Plotting code records:
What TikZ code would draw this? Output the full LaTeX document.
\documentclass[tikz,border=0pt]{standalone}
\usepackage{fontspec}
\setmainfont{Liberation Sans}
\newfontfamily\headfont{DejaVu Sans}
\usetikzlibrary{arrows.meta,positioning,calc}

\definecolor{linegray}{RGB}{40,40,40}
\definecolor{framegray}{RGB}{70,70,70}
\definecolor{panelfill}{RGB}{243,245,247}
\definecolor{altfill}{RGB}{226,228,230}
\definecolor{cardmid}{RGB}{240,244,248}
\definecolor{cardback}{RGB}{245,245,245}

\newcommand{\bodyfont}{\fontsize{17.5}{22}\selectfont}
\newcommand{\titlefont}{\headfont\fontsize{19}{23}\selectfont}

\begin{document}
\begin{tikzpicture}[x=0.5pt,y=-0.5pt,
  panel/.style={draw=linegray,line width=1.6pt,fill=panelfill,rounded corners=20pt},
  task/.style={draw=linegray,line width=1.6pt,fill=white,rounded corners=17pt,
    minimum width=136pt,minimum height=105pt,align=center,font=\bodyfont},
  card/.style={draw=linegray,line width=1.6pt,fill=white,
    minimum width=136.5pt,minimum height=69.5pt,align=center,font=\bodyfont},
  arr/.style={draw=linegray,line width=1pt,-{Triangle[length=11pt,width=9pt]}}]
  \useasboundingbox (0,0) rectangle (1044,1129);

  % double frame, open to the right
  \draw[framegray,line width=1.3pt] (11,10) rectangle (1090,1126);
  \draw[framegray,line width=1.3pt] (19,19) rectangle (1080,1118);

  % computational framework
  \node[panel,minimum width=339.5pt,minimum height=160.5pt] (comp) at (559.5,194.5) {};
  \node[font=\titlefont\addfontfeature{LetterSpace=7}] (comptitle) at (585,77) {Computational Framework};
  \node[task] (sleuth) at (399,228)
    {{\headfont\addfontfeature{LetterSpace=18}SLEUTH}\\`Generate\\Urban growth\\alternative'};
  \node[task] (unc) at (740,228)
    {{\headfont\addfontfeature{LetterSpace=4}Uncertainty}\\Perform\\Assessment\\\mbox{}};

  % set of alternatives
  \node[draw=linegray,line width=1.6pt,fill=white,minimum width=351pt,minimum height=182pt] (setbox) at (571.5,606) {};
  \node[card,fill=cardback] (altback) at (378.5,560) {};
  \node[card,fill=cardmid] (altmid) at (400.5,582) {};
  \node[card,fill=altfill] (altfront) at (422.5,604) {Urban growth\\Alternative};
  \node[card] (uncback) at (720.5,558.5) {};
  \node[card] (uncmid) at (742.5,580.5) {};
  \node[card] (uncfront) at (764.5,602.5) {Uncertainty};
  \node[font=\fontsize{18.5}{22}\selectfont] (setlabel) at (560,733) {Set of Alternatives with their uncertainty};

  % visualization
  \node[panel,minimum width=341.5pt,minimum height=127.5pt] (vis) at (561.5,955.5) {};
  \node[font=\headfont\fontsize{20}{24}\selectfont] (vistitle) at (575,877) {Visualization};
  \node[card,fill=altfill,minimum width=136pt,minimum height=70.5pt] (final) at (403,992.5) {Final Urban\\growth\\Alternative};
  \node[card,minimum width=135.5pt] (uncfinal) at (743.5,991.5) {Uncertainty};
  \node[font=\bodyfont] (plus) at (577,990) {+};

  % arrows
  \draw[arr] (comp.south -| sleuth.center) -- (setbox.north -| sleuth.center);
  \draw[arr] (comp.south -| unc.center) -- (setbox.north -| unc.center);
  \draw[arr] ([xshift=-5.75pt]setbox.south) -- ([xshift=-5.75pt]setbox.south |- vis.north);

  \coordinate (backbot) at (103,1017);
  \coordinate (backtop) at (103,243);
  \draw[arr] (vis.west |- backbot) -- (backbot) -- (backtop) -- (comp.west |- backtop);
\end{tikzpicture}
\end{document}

--

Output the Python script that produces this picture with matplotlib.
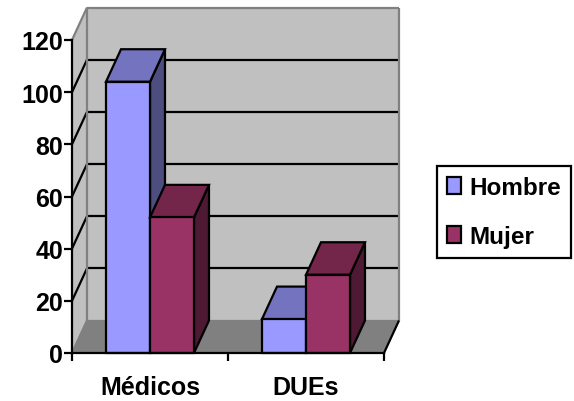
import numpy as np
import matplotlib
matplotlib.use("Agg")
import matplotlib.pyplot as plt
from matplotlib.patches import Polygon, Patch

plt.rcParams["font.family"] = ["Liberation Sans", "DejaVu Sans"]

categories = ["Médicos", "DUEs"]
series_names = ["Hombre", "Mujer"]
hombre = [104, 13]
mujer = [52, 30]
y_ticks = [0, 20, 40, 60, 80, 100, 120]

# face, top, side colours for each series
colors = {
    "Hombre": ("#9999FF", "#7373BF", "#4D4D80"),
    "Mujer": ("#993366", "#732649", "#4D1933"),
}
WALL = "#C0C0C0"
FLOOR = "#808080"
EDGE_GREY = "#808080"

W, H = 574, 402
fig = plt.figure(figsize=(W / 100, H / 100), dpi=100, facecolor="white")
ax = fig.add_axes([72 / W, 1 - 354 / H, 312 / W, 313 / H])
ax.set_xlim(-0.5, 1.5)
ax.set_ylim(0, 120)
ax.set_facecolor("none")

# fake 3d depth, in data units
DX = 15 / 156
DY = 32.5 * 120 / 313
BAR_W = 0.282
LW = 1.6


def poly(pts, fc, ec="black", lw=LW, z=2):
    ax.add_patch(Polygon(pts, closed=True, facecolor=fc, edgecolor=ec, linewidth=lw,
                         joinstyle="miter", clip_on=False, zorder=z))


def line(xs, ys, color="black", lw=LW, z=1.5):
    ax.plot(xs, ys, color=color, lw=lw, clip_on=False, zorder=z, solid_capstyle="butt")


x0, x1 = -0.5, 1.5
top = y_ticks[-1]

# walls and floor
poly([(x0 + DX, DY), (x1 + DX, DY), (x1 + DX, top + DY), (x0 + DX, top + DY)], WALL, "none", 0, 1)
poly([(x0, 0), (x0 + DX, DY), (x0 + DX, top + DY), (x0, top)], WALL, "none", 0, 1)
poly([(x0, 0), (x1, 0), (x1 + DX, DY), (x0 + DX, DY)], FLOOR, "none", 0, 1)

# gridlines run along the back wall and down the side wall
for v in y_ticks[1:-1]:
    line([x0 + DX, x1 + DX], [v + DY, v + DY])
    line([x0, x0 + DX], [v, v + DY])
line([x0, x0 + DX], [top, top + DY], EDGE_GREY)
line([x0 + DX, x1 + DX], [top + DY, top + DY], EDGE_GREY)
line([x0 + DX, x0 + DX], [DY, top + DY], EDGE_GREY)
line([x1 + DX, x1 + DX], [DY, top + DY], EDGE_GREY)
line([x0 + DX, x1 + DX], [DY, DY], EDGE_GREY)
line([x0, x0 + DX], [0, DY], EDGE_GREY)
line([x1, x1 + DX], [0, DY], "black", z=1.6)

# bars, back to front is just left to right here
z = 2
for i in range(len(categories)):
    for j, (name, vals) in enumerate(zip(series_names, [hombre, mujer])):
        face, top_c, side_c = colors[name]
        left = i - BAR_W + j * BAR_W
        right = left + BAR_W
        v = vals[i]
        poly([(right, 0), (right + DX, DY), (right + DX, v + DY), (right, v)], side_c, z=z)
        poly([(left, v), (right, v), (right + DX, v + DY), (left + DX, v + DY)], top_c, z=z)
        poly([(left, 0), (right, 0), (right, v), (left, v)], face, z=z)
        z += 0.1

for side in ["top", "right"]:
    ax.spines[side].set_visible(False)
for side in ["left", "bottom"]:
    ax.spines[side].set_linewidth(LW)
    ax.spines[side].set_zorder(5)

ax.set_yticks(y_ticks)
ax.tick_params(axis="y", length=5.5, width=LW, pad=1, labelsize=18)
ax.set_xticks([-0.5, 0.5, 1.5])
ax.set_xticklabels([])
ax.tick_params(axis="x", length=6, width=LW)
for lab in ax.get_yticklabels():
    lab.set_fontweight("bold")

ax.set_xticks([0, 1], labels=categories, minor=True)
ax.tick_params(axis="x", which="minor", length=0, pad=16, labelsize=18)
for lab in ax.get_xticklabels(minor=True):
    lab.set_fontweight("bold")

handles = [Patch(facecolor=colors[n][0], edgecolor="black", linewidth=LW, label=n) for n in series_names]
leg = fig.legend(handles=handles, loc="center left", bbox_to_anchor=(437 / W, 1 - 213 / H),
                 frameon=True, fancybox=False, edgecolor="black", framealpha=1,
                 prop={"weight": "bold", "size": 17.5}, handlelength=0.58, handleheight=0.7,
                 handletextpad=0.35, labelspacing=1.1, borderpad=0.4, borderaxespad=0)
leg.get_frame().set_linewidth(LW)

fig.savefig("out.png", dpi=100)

## Directions for this task
Reproduce, exactly as written, the stretch of lines whose first line is the one with "What TikZ code" and whose last line is the one with "(19,19) rectangle (1080,1118);".

## Expected answer
What TikZ code would draw this? Output the full LaTeX document.
\documentclass[tikz,border=0pt]{standalone}
\usepackage{fontspec}
\setmainfont{Liberation Sans}
\newfontfamily\headfont{DejaVu Sans}
\usetikzlibrary{arrows.meta,positioning,calc}

\definecolor{linegray}{RGB}{40,40,40}
\definecolor{framegray}{RGB}{70,70,70}
\definecolor{panelfill}{RGB}{243,245,247}
\definecolor{altfill}{RGB}{226,228,230}
\definecolor{cardmid}{RGB}{240,244,248}
\definecolor{cardback}{RGB}{245,245,245}

\newcommand{\bodyfont}{\fontsize{17.5}{22}\selectfont}
\newcommand{\titlefont}{\headfont\fontsize{19}{23}\selectfont}

\begin{document}
\begin{tikzpicture}[x=0.5pt,y=-0.5pt,
  panel/.style={draw=linegray,line width=1.6pt,fill=panelfill,rounded corners=20pt},
  task/.style={draw=linegray,line width=1.6pt,fill=white,rounded corners=17pt,
    minimum width=136pt,minimum height=105pt,align=center,font=\bodyfont},
  card/.style={draw=linegray,line width=1.6pt,fill=white,
    minimum width=136.5pt,minimum height=69.5pt,align=center,font=\bodyfont},
  arr/.style={draw=linegray,line width=1pt,-{Triangle[length=11pt,width=9pt]}}]
  \useasboundingbox (0,0) rectangle (1044,1129);

  % double frame, open to the right
  \draw[framegray,line width=1.3pt] (11,10) rectangle (1090,1126);
  \draw[framegray,line width=1.3pt] (19,19) rectangle (1080,1118);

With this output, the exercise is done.